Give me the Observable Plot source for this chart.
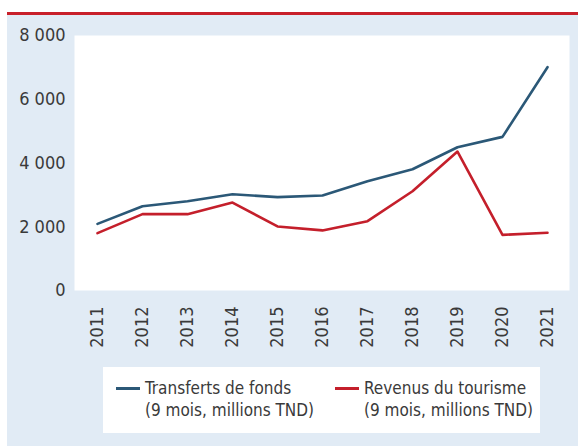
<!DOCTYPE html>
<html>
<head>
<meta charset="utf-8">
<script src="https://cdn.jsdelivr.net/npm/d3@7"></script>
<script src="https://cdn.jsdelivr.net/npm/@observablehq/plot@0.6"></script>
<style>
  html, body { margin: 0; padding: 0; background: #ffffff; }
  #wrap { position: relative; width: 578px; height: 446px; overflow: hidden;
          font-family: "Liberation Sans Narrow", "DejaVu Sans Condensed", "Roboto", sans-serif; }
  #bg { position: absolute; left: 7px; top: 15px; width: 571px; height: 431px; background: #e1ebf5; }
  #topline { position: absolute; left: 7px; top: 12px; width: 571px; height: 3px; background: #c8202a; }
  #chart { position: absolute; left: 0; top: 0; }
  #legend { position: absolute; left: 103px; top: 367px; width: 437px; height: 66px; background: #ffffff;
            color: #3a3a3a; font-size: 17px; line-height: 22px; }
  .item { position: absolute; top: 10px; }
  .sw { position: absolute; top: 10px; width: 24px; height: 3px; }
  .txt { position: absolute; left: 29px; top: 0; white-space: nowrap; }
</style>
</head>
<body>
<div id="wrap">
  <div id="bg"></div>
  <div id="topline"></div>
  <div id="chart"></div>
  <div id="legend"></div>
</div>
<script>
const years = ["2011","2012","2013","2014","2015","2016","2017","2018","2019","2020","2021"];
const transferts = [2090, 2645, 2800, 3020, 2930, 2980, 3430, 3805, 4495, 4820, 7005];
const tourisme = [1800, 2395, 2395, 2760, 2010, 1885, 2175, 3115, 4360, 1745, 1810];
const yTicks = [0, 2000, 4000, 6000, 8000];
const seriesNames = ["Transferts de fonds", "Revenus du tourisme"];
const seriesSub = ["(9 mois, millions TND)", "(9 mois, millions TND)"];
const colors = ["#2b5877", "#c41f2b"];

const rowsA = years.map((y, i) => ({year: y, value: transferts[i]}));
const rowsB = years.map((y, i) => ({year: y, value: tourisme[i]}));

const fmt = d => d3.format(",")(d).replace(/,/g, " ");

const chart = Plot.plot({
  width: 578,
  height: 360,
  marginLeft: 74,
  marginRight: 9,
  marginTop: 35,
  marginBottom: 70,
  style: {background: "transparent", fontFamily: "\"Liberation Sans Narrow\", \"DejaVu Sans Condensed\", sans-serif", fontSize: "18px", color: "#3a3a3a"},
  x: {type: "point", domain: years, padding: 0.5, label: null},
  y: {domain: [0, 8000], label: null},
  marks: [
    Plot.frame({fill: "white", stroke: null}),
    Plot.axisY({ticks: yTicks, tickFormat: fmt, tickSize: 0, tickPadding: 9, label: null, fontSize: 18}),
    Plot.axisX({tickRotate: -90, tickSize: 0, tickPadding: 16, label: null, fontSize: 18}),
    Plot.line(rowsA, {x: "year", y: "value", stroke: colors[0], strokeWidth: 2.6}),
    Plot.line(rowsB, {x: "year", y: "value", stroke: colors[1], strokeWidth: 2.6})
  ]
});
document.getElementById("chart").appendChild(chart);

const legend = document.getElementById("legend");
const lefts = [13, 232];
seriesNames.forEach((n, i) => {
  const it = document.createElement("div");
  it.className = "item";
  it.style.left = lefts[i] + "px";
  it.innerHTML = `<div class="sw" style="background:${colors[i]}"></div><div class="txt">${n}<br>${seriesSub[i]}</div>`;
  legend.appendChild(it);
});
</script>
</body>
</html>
◆ ◆ ◆ ◆ ◆
**JOB**
Exclude the images, then output the data above word for word.

**RESULT OF THE TASK**
Give me the Observable Plot source for this chart.
<!DOCTYPE html>
<html>
<head>
<meta charset="utf-8">
<script src="https://cdn.jsdelivr.net/npm/d3@7"></script>
<script src="https://cdn.jsdelivr.net/npm/@observablehq/plot@0.6"></script>
<style>
  html, body { margin: 0; padding: 0; background: #ffffff; }
  #wrap { position: relative; width: 578px; height: 446px; overflow: hidden;
          font-family: "Liberation Sans Narrow", "DejaVu Sans Condensed", "Roboto", sans-serif; }
  #bg { position: absolute; left: 7px; top: 15px; width: 571px; height: 431px; background: #e1ebf5; }
  #topline { position: absolute; left: 7px; top: 12px; width: 571px; height: 3px; background: #c8202a; }
  #chart { position: absolute; left: 0; top: 0; }
  #legend { position: absolute; left: 103px; top: 367px; width: 437px; height: 66px; background: #ffffff;
            color: #3a3a3a; font-size: 17px; line-height: 22px; }
  .item { position: absolute; top: 10px; }
  .sw { position: absolute; top: 10px; width: 24px; height: 3px; }
  .txt { position: absolute; left: 29px; top: 0; white-space: nowrap; }
</style>
</head>
<body>
<div id="wrap">
  <div id="bg"></div>
  <div id="topline"></div>
  <div id="chart"></div>
  <div id="legend"></div>
</div>
<script>
const years = ["2011","2012","2013","2014","2015","2016","2017","2018","2019","2020","2021"];
const transferts = [2090, 2645, 2800, 3020, 2930, 2980, 3430, 3805, 4495, 4820, 7005];
const tourisme = [1800, 2395, 2395, 2760, 2010, 1885, 2175, 3115, 4360, 1745, 1810];
const yTicks = [0, 2000, 4000, 6000, 8000];
const seriesNames = ["Transferts de fonds", "Revenus du tourisme"];
const seriesSub = ["(9 mois, millions TND)", "(9 mois, millions TND)"];
const colors = ["#2b5877", "#c41f2b"];

const rowsA = years.map((y, i) => ({year: y, value: transferts[i]}));
const rowsB = years.map((y, i) => ({year: y, value: tourisme[i]}));

const fmt = d => d3.format(",")(d).replace(/,/g, " ");

const chart = Plot.plot({
  width: 578,
  height: 360,
  marginLeft: 74,
  marginRight: 9,
  marginTop: 35,
  marginBottom: 70,
  style: {background: "transparent", fontFamily: "\"Liberation Sans Narrow\", \"DejaVu Sans Condensed\", sans-serif", fontSize: "18px", color: "#3a3a3a"},
  x: {type: "point", domain: years, padding: 0.5, label: null},
  y: {domain: [0, 8000], label: null},
  marks: [
    Plot.frame({fill: "white", stroke: null}),
    Plot.axisY({ticks: yTicks, tickFormat: fmt, tickSize: 0, tickPadding: 9, label: null, fontSize: 18}),
    Plot.axisX({tickRotate: -90, tickSize: 0, tickPadding: 16, label: null, fontSize: 18}),
    Plot.line(rowsA, {x: "year", y: "value", stroke: colors[0], strokeWidth: 2.6}),
    Plot.line(rowsB, {x: "year", y: "value", stroke: colors[1], strokeWidth: 2.6})
  ]
});
document.getElementById("chart").appendChild(chart);

const legend = document.getElementById("legend");
const lefts = [13, 232];
seriesNames.forEach((n, i) => {
  const it = document.createElement("div");
  it.className = "item";
  it.style.left = lefts[i] + "px";
  it.innerHTML = `<div class="sw" style="background:${colors[i]}"></div><div class="txt">${n}<br>${seriesSub[i]}</div>`;
  legend.appendChild(it);
});
</script>
</body>
</html>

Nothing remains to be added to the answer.